Premier point : il n’y a selon moi pas de raison d’exclure a priori le fait que l’homosexualité pourrait, pour certains individus, être considérée comme un choix, si l’on accepte l’idée que céder à une passion, ponctuelle, est un choix. A titre personnel, je pense que l’attirance envers un individu indépendamment de son sexe ou de son genre, du moment où elle se détache de l’acte de reproduction, pourrait, à condition que l’on se libère de certaines normes (hétérosexuelles) et contre-normes (produites en réaction par la communauté homosexuelle) sociales, être perçue comme l’exercice normal de la liberté individuelle, jeu subtil du libre arbitre et des passions.

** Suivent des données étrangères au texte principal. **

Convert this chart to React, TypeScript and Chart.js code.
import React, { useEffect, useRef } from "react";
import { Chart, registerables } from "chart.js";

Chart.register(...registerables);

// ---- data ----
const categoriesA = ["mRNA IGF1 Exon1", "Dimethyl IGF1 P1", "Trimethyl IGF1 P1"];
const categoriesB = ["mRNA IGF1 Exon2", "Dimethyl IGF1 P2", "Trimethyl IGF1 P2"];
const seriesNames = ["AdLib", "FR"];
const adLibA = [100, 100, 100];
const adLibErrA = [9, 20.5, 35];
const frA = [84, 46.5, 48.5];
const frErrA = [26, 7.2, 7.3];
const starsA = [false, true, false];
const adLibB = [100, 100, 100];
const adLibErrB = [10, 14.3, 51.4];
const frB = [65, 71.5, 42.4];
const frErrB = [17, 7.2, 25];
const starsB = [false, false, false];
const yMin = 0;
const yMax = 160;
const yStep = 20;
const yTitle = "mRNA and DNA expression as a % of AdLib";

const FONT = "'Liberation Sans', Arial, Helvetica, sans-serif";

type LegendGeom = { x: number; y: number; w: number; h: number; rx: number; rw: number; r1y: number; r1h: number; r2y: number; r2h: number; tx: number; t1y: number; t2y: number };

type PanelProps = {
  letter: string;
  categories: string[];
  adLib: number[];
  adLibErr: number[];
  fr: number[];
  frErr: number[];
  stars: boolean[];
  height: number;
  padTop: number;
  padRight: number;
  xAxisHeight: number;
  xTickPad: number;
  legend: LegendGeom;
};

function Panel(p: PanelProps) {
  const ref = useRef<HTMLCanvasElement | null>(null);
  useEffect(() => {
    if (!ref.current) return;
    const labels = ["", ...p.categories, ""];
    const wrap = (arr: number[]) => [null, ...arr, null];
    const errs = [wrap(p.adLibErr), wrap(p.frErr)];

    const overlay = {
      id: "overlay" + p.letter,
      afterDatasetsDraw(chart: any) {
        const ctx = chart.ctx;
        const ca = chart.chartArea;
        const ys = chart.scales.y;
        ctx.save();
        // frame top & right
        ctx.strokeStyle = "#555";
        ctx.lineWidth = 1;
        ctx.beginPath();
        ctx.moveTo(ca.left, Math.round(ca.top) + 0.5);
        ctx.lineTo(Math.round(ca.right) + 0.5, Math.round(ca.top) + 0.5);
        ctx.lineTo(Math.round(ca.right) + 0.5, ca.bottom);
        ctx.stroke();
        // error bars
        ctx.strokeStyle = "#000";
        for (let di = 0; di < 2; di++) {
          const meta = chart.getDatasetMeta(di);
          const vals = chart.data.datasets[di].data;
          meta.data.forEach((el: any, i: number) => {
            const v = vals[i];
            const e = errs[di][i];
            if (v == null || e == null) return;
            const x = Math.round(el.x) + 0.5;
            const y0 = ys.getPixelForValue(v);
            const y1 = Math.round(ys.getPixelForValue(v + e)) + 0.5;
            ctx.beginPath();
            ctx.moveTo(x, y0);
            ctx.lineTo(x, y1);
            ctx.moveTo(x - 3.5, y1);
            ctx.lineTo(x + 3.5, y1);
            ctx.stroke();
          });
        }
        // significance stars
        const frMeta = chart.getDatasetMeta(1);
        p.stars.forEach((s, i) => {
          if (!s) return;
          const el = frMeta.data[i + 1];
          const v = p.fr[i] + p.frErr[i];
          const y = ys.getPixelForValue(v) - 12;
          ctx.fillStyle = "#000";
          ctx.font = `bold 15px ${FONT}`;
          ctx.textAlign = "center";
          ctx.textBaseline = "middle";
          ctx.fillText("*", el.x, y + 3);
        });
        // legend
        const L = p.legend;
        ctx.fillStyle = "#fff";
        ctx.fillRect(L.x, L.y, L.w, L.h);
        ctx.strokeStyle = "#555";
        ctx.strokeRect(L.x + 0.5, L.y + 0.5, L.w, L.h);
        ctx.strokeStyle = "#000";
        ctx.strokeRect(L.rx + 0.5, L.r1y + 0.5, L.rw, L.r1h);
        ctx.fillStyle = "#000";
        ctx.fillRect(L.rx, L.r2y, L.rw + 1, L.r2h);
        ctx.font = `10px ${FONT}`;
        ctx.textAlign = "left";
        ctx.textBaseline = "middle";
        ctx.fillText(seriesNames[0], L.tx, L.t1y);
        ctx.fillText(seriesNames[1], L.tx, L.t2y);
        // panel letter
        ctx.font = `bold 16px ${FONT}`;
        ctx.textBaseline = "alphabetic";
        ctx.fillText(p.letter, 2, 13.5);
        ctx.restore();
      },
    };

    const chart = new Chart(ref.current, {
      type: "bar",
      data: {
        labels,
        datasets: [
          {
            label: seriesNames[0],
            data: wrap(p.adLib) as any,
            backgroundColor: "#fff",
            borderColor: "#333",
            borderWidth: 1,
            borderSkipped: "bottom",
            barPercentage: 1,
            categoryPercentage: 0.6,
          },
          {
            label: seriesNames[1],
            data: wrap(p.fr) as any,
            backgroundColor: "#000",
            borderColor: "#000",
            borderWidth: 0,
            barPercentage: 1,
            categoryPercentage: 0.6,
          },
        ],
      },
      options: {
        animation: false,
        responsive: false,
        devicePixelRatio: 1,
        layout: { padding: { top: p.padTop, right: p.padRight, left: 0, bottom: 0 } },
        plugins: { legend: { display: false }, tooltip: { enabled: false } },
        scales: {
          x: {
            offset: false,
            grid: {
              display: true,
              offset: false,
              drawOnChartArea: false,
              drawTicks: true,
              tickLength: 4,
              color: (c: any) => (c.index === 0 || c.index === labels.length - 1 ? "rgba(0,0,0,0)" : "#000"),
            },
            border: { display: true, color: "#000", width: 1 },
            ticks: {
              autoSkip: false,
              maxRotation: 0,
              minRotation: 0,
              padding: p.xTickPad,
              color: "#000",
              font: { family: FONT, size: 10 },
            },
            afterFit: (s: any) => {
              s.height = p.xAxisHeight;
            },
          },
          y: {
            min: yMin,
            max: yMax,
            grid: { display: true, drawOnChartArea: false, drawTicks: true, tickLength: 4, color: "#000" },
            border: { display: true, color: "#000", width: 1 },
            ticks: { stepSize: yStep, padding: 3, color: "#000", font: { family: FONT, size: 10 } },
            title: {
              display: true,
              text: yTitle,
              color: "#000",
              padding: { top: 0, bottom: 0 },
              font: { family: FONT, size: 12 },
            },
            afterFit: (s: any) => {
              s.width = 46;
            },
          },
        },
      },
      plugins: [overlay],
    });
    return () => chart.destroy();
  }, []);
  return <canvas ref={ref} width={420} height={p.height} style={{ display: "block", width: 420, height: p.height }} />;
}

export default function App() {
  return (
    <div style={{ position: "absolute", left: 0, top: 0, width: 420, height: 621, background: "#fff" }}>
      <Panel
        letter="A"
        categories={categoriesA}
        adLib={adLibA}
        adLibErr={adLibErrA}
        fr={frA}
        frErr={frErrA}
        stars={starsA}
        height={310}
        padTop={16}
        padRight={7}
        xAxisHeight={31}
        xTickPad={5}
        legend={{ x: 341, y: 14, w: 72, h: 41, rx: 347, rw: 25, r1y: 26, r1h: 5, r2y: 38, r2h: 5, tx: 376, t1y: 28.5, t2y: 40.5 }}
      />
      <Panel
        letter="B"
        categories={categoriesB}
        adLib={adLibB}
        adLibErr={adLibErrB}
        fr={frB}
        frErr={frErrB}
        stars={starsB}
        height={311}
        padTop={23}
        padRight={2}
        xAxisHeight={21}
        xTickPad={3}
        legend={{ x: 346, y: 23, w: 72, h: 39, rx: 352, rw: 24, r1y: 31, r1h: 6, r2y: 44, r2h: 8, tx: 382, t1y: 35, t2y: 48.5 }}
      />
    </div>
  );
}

Second point : pour reprendre la thèse que je soutiens dans un autre texte sur un sujet différent mais souvent associé (Les droits de l’Homme au-delà de l’identité : la question du transsexualisme sur http://ekaminski.blog.lemonde.fr/), il est peut-être des domaines qui n’appartiennent qu’à l’ordre de la croyance qui devraient être protégés en tant que tels. Je défends cette idée pour le genre et je le défends a fortiori pour l’orientation sexuelle. Ces croyances devraient être protégées comme est protégée la croyance des catholiques en un dieu, une vérité révélée et une forme déterminée de l’institution familiale. Rappelons que la liberté religieuse implique le droit à changer de religion...

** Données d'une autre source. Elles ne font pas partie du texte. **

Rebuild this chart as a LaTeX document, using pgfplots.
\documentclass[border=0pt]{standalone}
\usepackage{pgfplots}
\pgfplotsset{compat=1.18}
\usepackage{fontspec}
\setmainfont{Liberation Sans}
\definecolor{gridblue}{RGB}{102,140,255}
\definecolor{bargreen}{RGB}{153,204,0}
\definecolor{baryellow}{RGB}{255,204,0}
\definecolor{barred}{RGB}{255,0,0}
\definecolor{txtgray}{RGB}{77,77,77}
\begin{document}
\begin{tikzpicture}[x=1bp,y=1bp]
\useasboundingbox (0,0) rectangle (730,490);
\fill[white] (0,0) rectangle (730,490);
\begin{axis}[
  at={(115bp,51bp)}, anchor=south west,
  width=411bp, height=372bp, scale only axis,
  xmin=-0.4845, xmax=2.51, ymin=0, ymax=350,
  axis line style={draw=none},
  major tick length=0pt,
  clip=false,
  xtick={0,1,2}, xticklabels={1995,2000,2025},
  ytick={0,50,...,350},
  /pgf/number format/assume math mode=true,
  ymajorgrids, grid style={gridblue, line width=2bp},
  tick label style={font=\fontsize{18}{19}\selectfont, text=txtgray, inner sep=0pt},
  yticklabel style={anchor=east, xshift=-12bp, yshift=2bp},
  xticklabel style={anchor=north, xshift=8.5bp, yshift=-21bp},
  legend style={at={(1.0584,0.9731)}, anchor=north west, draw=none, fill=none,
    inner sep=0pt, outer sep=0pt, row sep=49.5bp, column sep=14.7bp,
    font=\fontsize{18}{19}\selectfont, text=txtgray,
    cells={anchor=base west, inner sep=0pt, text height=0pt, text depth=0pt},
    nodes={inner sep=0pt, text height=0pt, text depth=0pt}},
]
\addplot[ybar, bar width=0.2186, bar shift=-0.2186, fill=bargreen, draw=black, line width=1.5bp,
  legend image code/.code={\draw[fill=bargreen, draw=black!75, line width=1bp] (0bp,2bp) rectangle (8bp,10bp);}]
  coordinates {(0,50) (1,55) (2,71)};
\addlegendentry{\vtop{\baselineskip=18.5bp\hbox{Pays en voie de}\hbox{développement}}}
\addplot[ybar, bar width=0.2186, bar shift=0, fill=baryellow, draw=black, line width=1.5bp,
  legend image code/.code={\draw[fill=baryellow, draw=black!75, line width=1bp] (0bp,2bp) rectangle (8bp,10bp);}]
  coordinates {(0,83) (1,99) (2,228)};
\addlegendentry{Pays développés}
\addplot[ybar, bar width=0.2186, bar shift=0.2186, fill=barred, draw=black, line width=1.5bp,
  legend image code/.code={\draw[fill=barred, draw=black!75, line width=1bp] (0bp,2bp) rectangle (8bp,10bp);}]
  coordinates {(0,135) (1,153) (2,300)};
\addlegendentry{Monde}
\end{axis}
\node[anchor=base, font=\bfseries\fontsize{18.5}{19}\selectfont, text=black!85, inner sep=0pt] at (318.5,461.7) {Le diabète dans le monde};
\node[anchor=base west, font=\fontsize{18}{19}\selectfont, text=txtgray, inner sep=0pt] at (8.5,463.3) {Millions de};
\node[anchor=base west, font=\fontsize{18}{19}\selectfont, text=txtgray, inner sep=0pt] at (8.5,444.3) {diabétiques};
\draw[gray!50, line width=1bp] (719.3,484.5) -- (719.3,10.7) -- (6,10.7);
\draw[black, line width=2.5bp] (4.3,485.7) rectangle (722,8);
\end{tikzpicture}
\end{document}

Les deux points précédents me conduisent à mon argument principal : n’entrons pas dans un débat qui conduit à, pardon pour la tautologie, essentialiser les identités ! Celles-ci sont et vont être une des premières causes de tensions, sinon de conflits, dans le monde, alors qu’elles ne devraient être considérées que comme des erreurs-utiles (cf. mes précédents articles sur le sujet). Le meilleur moyen de ne pas entrer dans des querelles qui conduisent à des violences symboliques sous la forme d’imposition de croyances réciproques (qui suis-je ? pour quelle raison le suis-je ? dans quel but ?) est de protéger le droit au respect de la vie privée, à l’instar de la croyance religieuse. L’égalité des droits des homosexuels (au mariage, à l’adoption, contre les discriminations en générale) doit être défendue parce qu’ils sont des êtres humains et non parce qu’il est possible de montrer que l’homosexualité est due à une cause plutôt qu’à une autre1.

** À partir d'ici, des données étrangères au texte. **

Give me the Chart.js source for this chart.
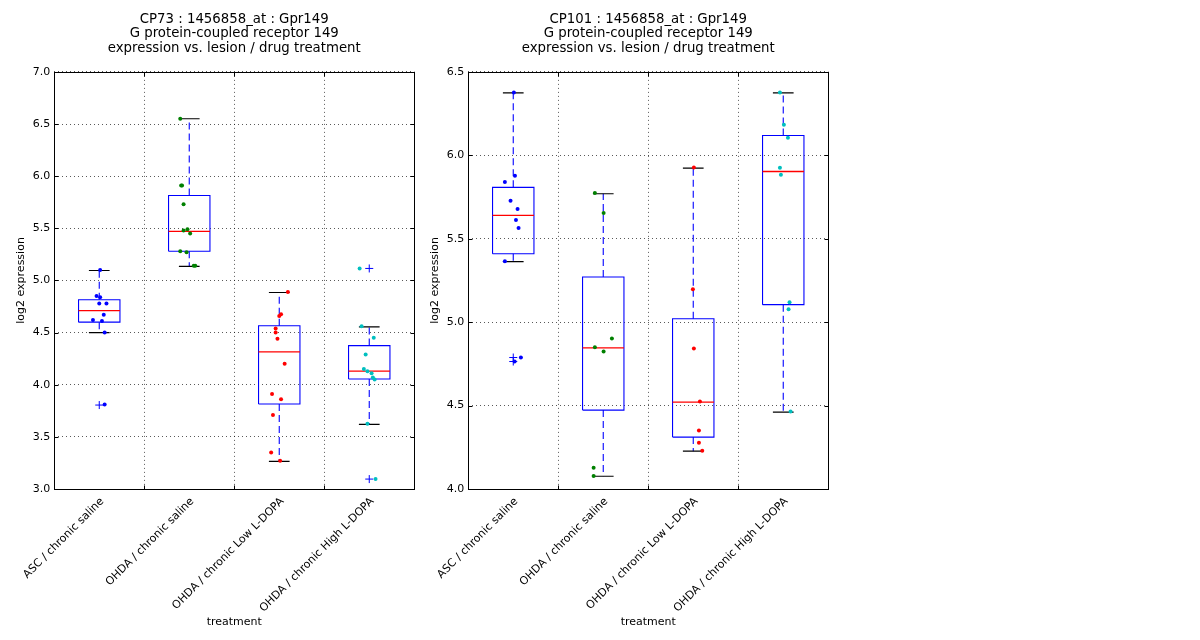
<!DOCTYPE html>
<html>
<head>
<meta charset="utf-8">
<script src="https://cdn.jsdelivr.net/npm/chart.js@4/dist/chart.umd.min.js"></script>
<style>
    body { margin: 0; background: #fff; }
    .panel { position: absolute; top: 0; width: 430px; height: 640px; }
</style>
</head>
<body>
<div class="panel" style="left:0px"><canvas id="cp73Chart" width="430" height="640"></canvas></div>
<div class="panel" style="left:414px"><canvas id="cp101Chart" width="430" height="640"></canvas></div>
<script>
// Treatment groups (x axis)
const categories = ['ASC / chronic saline', 'OHDA / chronic saline', 'OHDA / chronic Low L-DOPA', 'OHDA / chronic High L-DOPA'];
const groupColors = ['#0000ff', '#008000', '#ff0000', '#00bfbf'];

// CP73 box statistics
const cp73Q1 = [4.60, 5.28, 3.815, 4.055];
const cp73Median = [4.71, 5.47, 4.315, 4.13];
const cp73Q3 = [4.815, 5.815, 4.565, 4.375];
const cp73WhiskLo = [4.50, 5.135, 3.265, 3.62];
const cp73WhiskHi = [5.095, 6.55, 4.885, 4.555];
const cp73Outliers = [[3.805], [], [], [5.115, 3.095]];

// CP73 samples and their horizontal jitter (in category units)
const cp73Points = [
    [5.10, 4.85, 4.84, 4.78, 4.78, 4.67, 4.62, 4.61, 4.50, 3.81],
    [6.55, 5.91, 5.91, 5.73, 5.48, 5.49, 5.45, 5.28, 5.27, 5.14, 5.14],
    [4.89, 4.675, 4.66, 4.54, 4.50, 4.44, 4.20, 3.91, 3.86, 3.71, 3.35, 3.27],
    [5.115, 4.56, 4.45, 4.29, 4.15, 4.13, 4.11, 4.07, 4.05, 3.625, 3.095]
];
const cp73Jitter = [
    [0.01, -0.03, 0.01, 0.0, 0.08, 0.05, -0.07, 0.03, 0.06, 0.06],
    [-0.10, -0.09, -0.08, -0.063, -0.063, -0.02, 0.01, -0.10, -0.03, 0.05, 0.067],
    [0.096, 0.02, 0.0, -0.04, -0.04, -0.02, 0.06, -0.08, 0.02, -0.07, -0.09, 0.01],
    [-0.107, -0.085, 0.05, -0.04, -0.06, -0.02, 0.026, 0.04, 0.06, -0.02, 0.07]
];

// CP101 box statistics
const cp101Q1 = [5.41, 4.473, 4.311, 5.105];
const cp101Median = [5.64, 4.846, 4.521, 5.903];
const cp101Q3 = [5.808, 5.271, 5.02, 6.119];
const cp101WhiskLo = [5.363, 4.076, 4.227, 4.461];
const cp101WhiskHi = [6.374, 5.770, 5.923, 6.374];
const cp101Outliers = [[4.764, 4.788], [], [], []];

// CP101 samples and jitter
const cp101Points = [
    [6.376, 5.877, 5.84, 5.728, 5.678, 5.612, 5.564, 5.365, 4.764, 4.788],
    [5.774, 5.654, 4.902, 4.85, 4.824, 4.128, 4.078],
    [5.927, 5.197, 4.842, 4.525, 4.351, 4.277, 4.229],
    [6.376, 6.183, 6.105, 5.925, 5.883, 5.119, 5.077, 4.465]
];
const cp101Jitter = [
    [0.007, 0.019, -0.093, -0.03, 0.048, 0.03, 0.059, -0.093, 0.015, 0.085],
    [-0.093, 0.004, 0.096, -0.093, 0.004, -0.107, -0.107],
    [0.007, -0.004, 0.007, 0.074, 0.063, 0.063, 0.1],
    [-0.037, 0.007, 0.052, -0.037, -0.026, 0.07, 0.059, 0.081]
];

const FONT = 'DejaVu Sans';
const BOX_HALF = 0.23;
const CAP_HALF = 0.115;

// Frame around the plot area plus inward tick marks (matplotlib classic look)
const framePlugin = {
    id: 'frame',
    afterDraw(chart) {
        const { ctx, chartArea: a } = chart;
        const y = chart.scales.y;
        const xj = chart.scales.xj;
        const left = Math.floor(a.left) + 0.5, right = Math.floor(a.right) + 0.5;
        const top = Math.round(a.top) + 0.5, bottom = Math.round(a.bottom) + 0.5;
        ctx.save();
        ctx.strokeStyle = '#000';
        ctx.lineWidth = 1;
        ctx.beginPath();
        y.ticks.forEach(t => {
            const py = Math.round(y.getPixelForValue(t.value)) + 0.5;
            ctx.moveTo(left, py); ctx.lineTo(left + 4, py);
            ctx.moveTo(right, py); ctx.lineTo(right - 4, py);
        });
        for (let i = 0; i < categories.length - 1; i++) {
            const px = Math.floor(xj.getPixelForValue(i + 0.5)) + 0.5;
            ctx.moveTo(px, top); ctx.lineTo(px, top + 4);
            ctx.moveTo(px, bottom); ctx.lineTo(px, bottom - 4);
        }
        ctx.stroke();
        ctx.strokeRect(left, top, right - left, bottom - top);
        ctx.restore();
    }
};

// Build the line pieces of each box plot (box outline, median, whiskers, caps)
function segmentData(q1, med, q3, lo, hi) {
    const boxes = [], medians = [], whiskers = [], caps = [];
    for (let i = 0; i < categories.length; i++) {
        boxes.push({ x: i - BOX_HALF, y: q1[i] }, { x: i + BOX_HALF, y: q1[i] },
                   { x: i + BOX_HALF, y: q3[i] }, { x: i - BOX_HALF, y: q3[i] },
                   { x: i - BOX_HALF, y: q1[i] }, { x: i, y: null });
        medians.push({ x: i - BOX_HALF, y: med[i] }, { x: i + BOX_HALF, y: med[i] }, { x: i, y: null });
        whiskers.push({ x: i, y: q3[i] }, { x: i, y: hi[i] }, { x: i, y: null },
                      { x: i, y: q1[i] }, { x: i, y: lo[i] }, { x: i, y: null });
        caps.push({ x: i - CAP_HALF, y: hi[i] }, { x: i + CAP_HALF, y: hi[i] }, { x: i, y: null },
                  { x: i - CAP_HALF, y: lo[i] }, { x: i + CAP_HALF, y: lo[i] }, { x: i, y: null });
    }
    return { boxes, medians, whiskers, caps };
}

function lineSet(data, color, order, width, dash) {
    return {
        xAxisID: 'xj', data: data, showLine: true, spanGaps: false,
        borderColor: color, borderWidth: width, borderDash: dash || [],
        pointRadius: 0, order: order
    };
}

function buildChart(canvasId, titleLines, q1, med, q3, lo, hi, outliers, points, jitter, yMin, yMax) {
    const seg = segmentData(q1, med, q3, lo, hi);
    const outlierData = [];
    outliers.forEach((vals, i) => vals.forEach(v => outlierData.push({ x: i, y: v })));

    // one scatter dataset per group for the jittered samples
    const pointSets = points.map((vals, i) => ({
        xAxisID: 'xj',
        data: vals.map((v, k) => ({ x: i + jitter[i][k], y: v })),
        backgroundColor: groupColors[i],
        borderWidth: 0,
        pointRadius: 2,
        order: 0
    }));

    return new Chart(document.getElementById(canvasId), {
        type: 'scatter',
        data: {
            labels: categories,
            datasets: [
                ...pointSets,
                {
                    xAxisID: 'xj', data: outlierData,
                    pointStyle: 'cross', pointRadius: 4, borderColor: '#0000ff', borderWidth: 1, order: 1
                },
                lineSet(seg.medians, '#ff0000', 2, 1.3),
                lineSet(seg.caps, '#000000', 3, 1.1),
                lineSet(seg.whiskers, '#0000ff', 4, 1.1, [7, 4]),
                lineSet(seg.boxes, '#0000ff', 5, 1.1)
            ]
        },
        options: {
            responsive: false,
            animation: false,
            events: [],
            layout: { padding: { left: 0, right: 15.75, top: 0, bottom: 0 } },
            plugins: {
                legend: { display: false },
                tooltip: { enabled: false },
                title: {
                    display: true,
                    text: titleLines,
                    fullSize: false,
                    color: '#000',
                    font: { family: FONT, size: 13.3, weight: 'normal', lineHeight: 1.1 },
                    padding: { top: 12, bottom: 16 }
                }
            },
            scales: {
                x: {
                    type: 'category',
                    labels: categories,
                    offset: true,
                    grid: { offset: true, drawTicks: false, color: 'rgba(0,0,0,0.65)' },
                    border: { display: false, dash: [1, 3] },
                    ticks: {
                        autoSkip: false, minRotation: 45, maxRotation: 45, padding: 6, labelOffset: 3,
                        color: '#000', font: { family: FONT, size: 11 }
                    },
                    title: {
                        display: true, text: 'treatment', color: '#000',
                        font: { family: FONT, size: 11 }, padding: { top: 0, bottom: 11 }
                    },
                    afterFit(scale) {
                        scale.height = 151;
                        scale.paddingLeft = 0; scale.paddingRight = 0;
                    }
                },
                xj: {
                    type: 'linear', display: false, min: -0.5, max: categories.length - 0.5
                },
                y: {
                    type: 'linear',
                    min: yMin, max: yMax,
                    grid: { drawTicks: false, color: 'rgba(0,0,0,0.65)' },
                    border: { display: false, dash: [1, 3] },
                    ticks: {
                        stepSize: 0.5, padding: 4, color: '#000',
                        font: { family: FONT, size: 11 },
                        callback: v => v.toFixed(1)
                    },
                    title: {
                        display: true, text: 'log2 expression', color: '#000',
                        font: { family: FONT, size: 11 }, padding: { top: 15, bottom: 0 }
                    },
                    afterFit(scale) {
                        scale.width = 54.25;
                        scale.paddingTop = 0; scale.paddingBottom = 0;
                    }
                }
            }
        },
        plugins: [framePlugin]
    });
}

buildChart('cp73Chart',
    ['CP73 : 1456858_at : Gpr149', 'G protein-coupled receptor 149', 'expression vs. lesion / drug treatment'],
    cp73Q1, cp73Median, cp73Q3, cp73WhiskLo, cp73WhiskHi, cp73Outliers, cp73Points, cp73Jitter, 3.0, 7.0);

buildChart('cp101Chart',
    ['CP101 : 1456858_at : Gpr149', 'G protein-coupled receptor 149', 'expression vs. lesion / drug treatment'],
    cp101Q1, cp101Median, cp101Q3, cp101WhiskLo, cp101WhiskHi, cp101Outliers, cp101Points, cp101Jitter, 4.0, 6.5);
</script>
</body>
</html>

En effet, que la recherche en sciences dures ou sociales, la réflexion philosophique, prennent pour objet d’étude des croyances ne doit pas poser de problème. Cependant, faire d’une croyance un objet politique est un exercice beaucoup plus délicat. Il n’appartient pas à un régime démocratique de valider des croyances particulières, mais de s’assurer qu’elles cohabitent le mieux possible entre elles, dans le respect des droits de chacun. Et non en conformité avec la croyance de chacun.
Cet exemple de controverse malheureuse est un signe parmi d’autres au sein d’une tendance générale à l’exacerbation d’identités figées. Rappelons que les discussions sur l’identité nationale et la burqa empruntent cette même voie, fort éloignée de l’esprit des droits de l’Homme. Il est toujours plus facile, en l’absence de vision politique, de forger des solidarités factices en créant les conditions d’une confrontation à un Autre d’autant plus menaçant que le monde traverse une grande période d’incertitudes.